**JOB**
Starting with the first line and ending with the line that holds "from matplotlib.colors import", repeat the material exactly.

**DATA SEGMENT**
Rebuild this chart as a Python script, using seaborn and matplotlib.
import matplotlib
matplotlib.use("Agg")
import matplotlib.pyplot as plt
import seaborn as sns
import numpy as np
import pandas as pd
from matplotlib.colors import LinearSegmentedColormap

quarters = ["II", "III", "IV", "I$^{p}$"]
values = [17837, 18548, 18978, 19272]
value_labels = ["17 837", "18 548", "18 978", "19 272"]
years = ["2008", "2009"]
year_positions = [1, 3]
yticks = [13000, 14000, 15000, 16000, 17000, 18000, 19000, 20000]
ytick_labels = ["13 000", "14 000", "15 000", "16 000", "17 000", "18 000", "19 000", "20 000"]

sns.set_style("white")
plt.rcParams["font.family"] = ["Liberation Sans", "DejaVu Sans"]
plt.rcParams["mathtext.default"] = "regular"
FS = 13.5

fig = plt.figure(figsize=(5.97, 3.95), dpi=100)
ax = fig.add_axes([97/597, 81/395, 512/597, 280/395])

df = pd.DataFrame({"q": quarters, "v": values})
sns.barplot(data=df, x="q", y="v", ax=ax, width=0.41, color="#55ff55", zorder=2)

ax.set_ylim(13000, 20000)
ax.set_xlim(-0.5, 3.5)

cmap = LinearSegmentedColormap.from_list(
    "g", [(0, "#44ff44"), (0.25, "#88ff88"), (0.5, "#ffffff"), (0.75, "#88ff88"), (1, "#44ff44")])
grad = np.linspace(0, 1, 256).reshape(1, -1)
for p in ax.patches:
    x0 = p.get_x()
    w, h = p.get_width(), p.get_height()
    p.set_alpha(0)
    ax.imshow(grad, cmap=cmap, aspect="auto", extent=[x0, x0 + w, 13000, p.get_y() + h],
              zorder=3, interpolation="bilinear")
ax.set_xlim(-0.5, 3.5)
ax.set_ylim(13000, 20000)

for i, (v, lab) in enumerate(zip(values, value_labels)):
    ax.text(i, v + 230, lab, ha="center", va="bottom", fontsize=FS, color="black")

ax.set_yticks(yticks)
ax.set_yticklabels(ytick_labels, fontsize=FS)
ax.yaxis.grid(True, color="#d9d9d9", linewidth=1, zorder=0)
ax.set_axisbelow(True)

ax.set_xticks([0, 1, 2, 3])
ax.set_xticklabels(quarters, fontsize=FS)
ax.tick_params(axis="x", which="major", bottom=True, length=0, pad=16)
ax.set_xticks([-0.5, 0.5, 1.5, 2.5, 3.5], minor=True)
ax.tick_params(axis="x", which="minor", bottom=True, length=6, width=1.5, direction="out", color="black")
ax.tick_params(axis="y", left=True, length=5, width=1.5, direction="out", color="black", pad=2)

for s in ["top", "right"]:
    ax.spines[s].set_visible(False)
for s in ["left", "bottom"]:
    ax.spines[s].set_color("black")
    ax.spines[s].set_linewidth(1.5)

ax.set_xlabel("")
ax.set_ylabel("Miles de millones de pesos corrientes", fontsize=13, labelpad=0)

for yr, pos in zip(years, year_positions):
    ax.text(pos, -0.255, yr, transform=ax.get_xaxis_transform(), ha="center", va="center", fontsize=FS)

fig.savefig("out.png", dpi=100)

**WORKED SOLUTION**
Rebuild this chart as a Python script, using seaborn and matplotlib.
import matplotlib
matplotlib.use("Agg")
import matplotlib.pyplot as plt
import seaborn as sns
import numpy as np
import pandas as pd
from matplotlib.colors import LinearSegmentedColormap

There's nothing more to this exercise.